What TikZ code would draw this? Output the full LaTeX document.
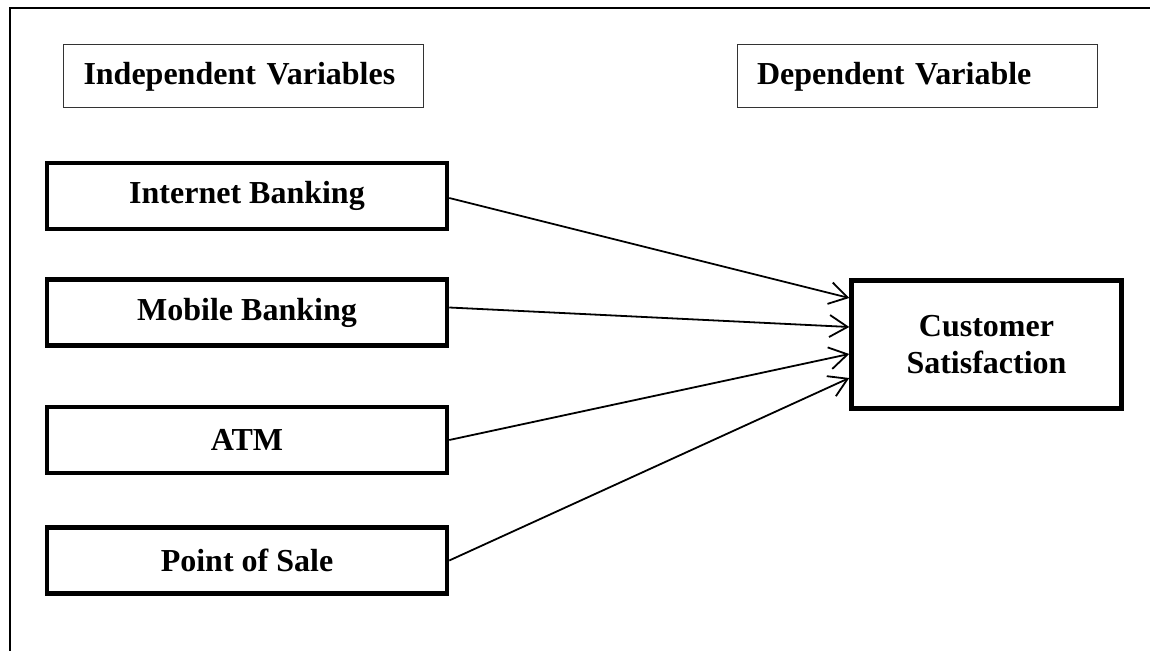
\documentclass[tikz,border=0pt]{standalone}
\usepackage{fontspec}
\setmainfont{Liberation Serif}
\usetikzlibrary{arrows.meta,calc}
\tikzset{
	headbox/.style={draw=black!80,line width=0.5pt,text width=160pt,align=left,inner xsep=10pt,minimum height=31.5pt},
	varbox/.style={draw,line width=2.25pt,minimum width=200pt,minimum height=33pt,align=center},
	link/.style={line width=0.9pt,-{Straight Barb[length=9pt,width=11pt,line width=0.9pt]}}
}
\begin{document}
\begin{tikzpicture}[x=0.5pt,y=-0.5pt,font=\fontsize{16}{18.5}\selectfont\bfseries]
	\useasboundingbox (0,0) rectangle (1150,651);
	\draw[line width=1pt](10,651)--(10,8)--(1150,8);
	\node[headbox] (indep) at (243.5,76.5) {Independent Variables};
	\node[headbox] (dep) at (917,76.5) {Dependent Variable};
	\node[varbox] (ib) at (247,196) {Internet Banking};
	\node[varbox] (mb) at (247,312.5) {Mobile Banking};
	\node[varbox] (atm) at (247,440) {ATM};
	\node[varbox] (pos) at (247,560.5) {Point of Sale};
	\node[varbox,minimum width=135pt,minimum height=64pt] (cs) at (986.5,344.5) {Customer\\Satisfaction};
	\draw[link]($(ib.east)+(0,2)$)--($(cs.west)+(0,-46.5)$);
	\draw[link]($(mb.east)+(0,-5)$)--($(cs.west)+(0,-17.5)$);
	\draw[link](atm.east)--($(cs.west)+(0,9.5)$);
	\draw[link](pos.east)--($(cs.west)+(0,33.5)$);
\end{tikzpicture}
\end{document}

________________________________________

DIRECTIONS:
Reproduce the whole listing exactly, but not the images in it.

COMPLETED TASK:
What TikZ code would draw this? Output the full LaTeX document.
\documentclass[tikz,border=0pt]{standalone}
\usepackage{fontspec}
\setmainfont{Liberation Serif}
\usetikzlibrary{arrows.meta,calc}
\tikzset{
	headbox/.style={draw=black!80,line width=0.5pt,text width=160pt,align=left,inner xsep=10pt,minimum height=31.5pt},
	varbox/.style={draw,line width=2.25pt,minimum width=200pt,minimum height=33pt,align=center},
	link/.style={line width=0.9pt,-{Straight Barb[length=9pt,width=11pt,line width=0.9pt]}}
}
\begin{document}
\begin{tikzpicture}[x=0.5pt,y=-0.5pt,font=\fontsize{16}{18.5}\selectfont\bfseries]
	\useasboundingbox (0,0) rectangle (1150,651);
	\draw[line width=1pt](10,651)--(10,8)--(1150,8);
	\node[headbox] (indep) at (243.5,76.5) {Independent Variables};
	\node[headbox] (dep) at (917,76.5) {Dependent Variable};
	\node[varbox] (ib) at (247,196) {Internet Banking};
	\node[varbox] (mb) at (247,312.5) {Mobile Banking};
	\node[varbox] (atm) at (247,440) {ATM};
	\node[varbox] (pos) at (247,560.5) {Point of Sale};
	\node[varbox,minimum width=135pt,minimum height=64pt] (cs) at (986.5,344.5) {Customer\\Satisfaction};
	\draw[link]($(ib.east)+(0,2)$)--($(cs.west)+(0,-46.5)$);
	\draw[link]($(mb.east)+(0,-5)$)--($(cs.west)+(0,-17.5)$);
	\draw[link](atm.east)--($(cs.west)+(0,9.5)$);
	\draw[link](pos.east)--($(cs.west)+(0,33.5)$);
\end{tikzpicture}
\end{document}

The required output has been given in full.